Sharonda Coleman-Singleton. Cynthia Marie Graham Hurd. Susie J. Jackson. Ethel Lee Lance. Depayne Middleton. Clementa Pinckney. Tywanza Sanders. Daniel Lee Simmons. Myra Thompson.
Today, on the fifth anniversary of the horrific shooting at Mother Emanuel AME Church in downtown Charleston, we remember “The Charleston Nine.” They lost their lives while attending a weeknight Bible study inside the historic church. The victims, all African Americans, were gunned down by a young white man.
The shooter was fueled by racial hatred, both in writings and website postings that were revealed during a police investigation. He posted photos of himself with emblems that displayed the Confederate battle flag and touted white supremacy.
Gov. Nikki Haley and lawmakers seized the moment to have the Confederate flag removed from the grounds of the State Capitol in Columbia. It took less than a month for the Legislature to bring down the flag.
Five years later, sadly, it seems we still have a wide gulf when it comes to racial relations in this country. Ahmaud Arbery, a black man, was killed by two white men for jogging in the wrong neighborhood. Breonna Taylor, a black woman, was the victim of a no-knock warrant execution that went terribly wrong. George Floyd, a black man, died after a white police officer knelt on his neck for nearly nine minutes. All of these deaths have occurred since the beginning of the year and, even with eyes on every action, the senseless killings keep happening.
We shouldn’t forget Walter Scott, either. A white police officer in North Charleston shot and killed Scott, a black man, as he fled during a traffic stop. The moment, which occurred two months before the Mother Emanuel shooting, was captured both by the officer’s dashcam and from video shot by a bystander.
Those recent deaths, in particular Floyd’s, triggered protests calling for racial justice and equality throughout the country. Reinvigorated by the seemingly endless cycle of brutality, protesters want the remaining Confederate statues and monuments, and what they symbolize to the African American community, completely removed.
U.S. Sen. Tim Scott has been singled out by President Trump to gather information and influence legislation intended to reform policing in communities around the county. Sen. Scott is well versed in the depth and breadth of this subject to South Carolinians.
Marches and gatherings held by the Black Lives Matter movement in Aiken County have been peaceful. Another one is planned for this Saturday in North Augusta, culminating at the Meriwether Monument that is associated with the infamous Hamburg Massacre.
A documentary about the Charleston church shootings, “Emanuel,” was released last year and is streaming online for free for a limited time. U.S. Rep. Jim Clyburn, the House Majority Whip, told the Charleston Post and Courier that recent events have made this “one of the most interesting periods of American history.”
Clyburn, the highest ranking African American in Congress, was scheduled to host a virtual discussion Tuesday on the documentary.

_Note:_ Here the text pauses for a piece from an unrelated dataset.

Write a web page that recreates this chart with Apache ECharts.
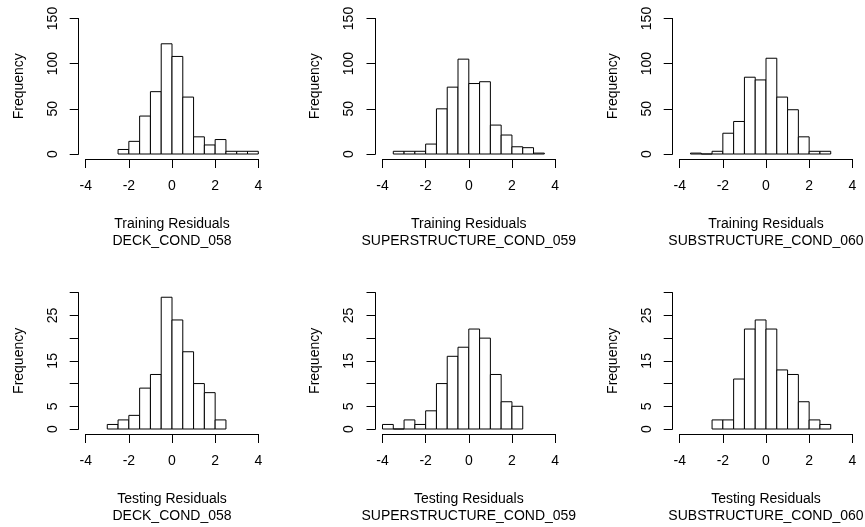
<!DOCTYPE html>
<html>
<head>
<meta charset="utf-8">
<script src="https://cdn.jsdelivr.net/npm/echarts@6/dist/echarts.min.js"></script>
<style>
html,body{margin:0;padding:0;background:#fff;}
#chart{width:865px;height:527px;}
</style>
</head>
<body>
<div id="chart"></div>
<script>
// ---- data (bin edges + counts) ----
const xTicks = [-4, -2, 0, 2, 4];
const trainYTicks = [0, 50, 100, 150];
const testYTicks = [0, 5, 10, 15, 20, 25, 30];
const testYLabels = [0, 5, 15, 25];

const deckTrainEdges  = [-2.5,-2,-1.5,-1,-0.5,0,0.5,1,1.5,2,2.5,3,3.5,4];
const deckTrainCounts = [5,14,42,69,122,108,63,19,10,16,3,3,3];

const superTrainEdges  = [-3.5,-3,-2.5,-2,-1.5,-1,-0.5,0,0.5,1,1.5,2,2.5,3,3.5];
const superTrainCounts = [3,3,3,11,50,74,105,78,80,32,21,8,7,1];

const subTrainEdges  = [-3.5,-3,-2.5,-2,-1.5,-1,-0.5,0,0.5,1,1.5,2,2.5,3];
const subTrainCounts = [1,0,3,23,36,85,82,106,63,49,19,3,3];

const deckTestEdges  = [-3,-2.5,-2,-1.5,-1,-0.5,0,0.5,1,1.5,2,2.5];
const deckTestCounts = [1,2,3,9,12,29,24,17,10,8,2];

const superTestEdges  = [-4,-3.5,-3,-2.5,-2,-1.5,-1,-0.5,0,0.5,1,1.5,2,2.5];
const superTestCounts = [1,0,2,1,4,10,16,18,22,20,12,6,5];

const subTestEdges  = [-2.5,-2,-1.5,-1,-0.5,0,0.5,1,1.5,2,2.5,3];
const subTestCounts = [2,2,11,22,24,22,13,12,6,2,1];

const panels = [
  {edges: deckTrainEdges,  counts: deckTrainCounts,  title: 'Training Residuals', sub: 'DECK_COND_058', row: 0, col: 0},
  {edges: superTrainEdges, counts: superTrainCounts, title: 'Training Residuals', sub: 'SUPERSTRUCTURE_COND_059', row: 0, col: 1},
  {edges: subTrainEdges,   counts: subTrainCounts,   title: 'Training Residuals', sub: 'SUBSTRUCTURE_COND_060', row: 0, col: 2},
  {edges: deckTestEdges,   counts: deckTestCounts,   title: 'Testing Residuals',  sub: 'DECK_COND_058', row: 1, col: 0},
  {edges: superTestEdges,  counts: superTestCounts,  title: 'Testing Residuals',  sub: 'SUPERSTRUCTURE_COND_059', row: 1, col: 1},
  {edges: subTestEdges,    counts: subTestCounts,    title: 'Testing Residuals',  sub: 'SUBSTRUCTURE_COND_060', row: 1, col: 2}
];

// ---- layout ----
const FONT = "'Liberation Sans', Arial, sans-serif";
const colLeft = [85.7, 382.5, 679.7];
const rowTop = [18.5, 292.7];
const rowHeight = [135.5, 136.3];
const plotWidth = 172.6;

const grids = [], xAxes = [], yAxes = [], series = [];
panels.forEach((p, i) => {
  grids.push({
    left: colLeft[p.col], top: rowTop[p.row],
    width: plotWidth, height: rowHeight[p.row],
    containLabel: false, outerBoundsMode: 'none'
  });
  const isTrain = p.row === 0;
  xAxes.push({
    gridIndex: i, type: 'value', min: xTicks[0], max: xTicks[xTicks.length - 1], interval: 2,
    position: 'bottom', offset: 5,
    axisLine: {show: true, onZero: false, lineStyle: {color: '#000', width: 1}},
    axisTick: {show: true, length: 9, lineStyle: {color: '#000', width: 1}},
    axisLabel: {show: true, margin: 20, color: '#000', fontSize: 14, fontFamily: FONT,
      formatter: v => String(v)},
    splitLine: {show: false},
    name: p.title + '\n' + p.sub, nameLocation: 'middle', nameGap: 57,
    nameTextStyle: {color: '#000', fontSize: 14, fontFamily: FONT, lineHeight: 17, verticalAlign: 'top'}
  });
  const yTicks = isTrain ? trainYTicks : testYTicks;
  yAxes.push({
    gridIndex: i, type: 'value', min: yTicks[0], max: yTicks[yTicks.length - 1],
    interval: yTicks[1] - yTicks[0],
    position: 'left', offset: 7,
    axisLine: {show: true, onZero: false, lineStyle: {color: '#000', width: 1}},
    axisTick: {show: true, length: 9, lineStyle: {color: '#000', width: 1}},
    axisLabel: {show: true, margin: 19, rotate: 90, color: '#000', fontSize: 14, fontFamily: FONT,
      showMinLabel: true, showMaxLabel: true, hideOverlap: false,
      formatter: v => isTrain ? String(v) : (testYLabels.indexOf(v) >= 0 ? String(v) : '')},
    splitLine: {show: false},
    name: 'Frequency', nameLocation: 'middle', nameRotate: 90, nameGap: 53,
    nameTextStyle: {color: '#000', fontSize: 14, fontFamily: FONT}
  });
  const data = p.counts.map((c, k) => [p.edges[k], p.edges[k + 1], c]);
  series.push({
    type: 'custom', xAxisIndex: i, yAxisIndex: i, clip: false,
    encode: {x: [0, 1], y: 2},
    data: data,
    renderItem: function (params, api) {
      const a = api.coord([api.value(0), api.value(2)]);
      const b = api.coord([api.value(1), 0]);
      return {
        type: 'rect',
        shape: {x: a[0], y: a[1], width: b[0] - a[0], height: b[1] - a[1]},
        style: {fill: '#fff', stroke: '#000', lineWidth: 1}
      };
    }
  });
});

const chart = echarts.init(document.getElementById('chart'), null, {renderer: 'canvas'});
chart.setOption({
  animation: false,
  backgroundColor: '#fff',
  grid: grids, xAxis: xAxes, yAxis: yAxes, series: series
});
</script>
</body>
</html>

“Hopefully after the 17th and after this commemoration, all of us will be better people and better Americans,” the South Carolina Democrat told reporters.
Jennifer Pinckney, widow of Clementa Pinckney, grew up in Jackson and graduated with honors from Silver Bluff High School. She was in Aiken last year for the United Way Women’s Leadership Council Gala and shared her horrifying experience that night hiding in the Mother Emanuel church.
“My strength comes from the Lord, and I’ve come to realize that God gives you exactly what you need to keep going,” she said. Even under the worst of circumstances, “You’ve got to keep on keeping on. Go out there and shape and change your community. Go out there and shape and change South Carolina.”
We can only hope that by the time the next anniversary rolls around for “The Charleston Nine,” the events of recent months will have made a difference and we’ll learn how to forgive like the survivors, change our community and our state, and keep on keeping on.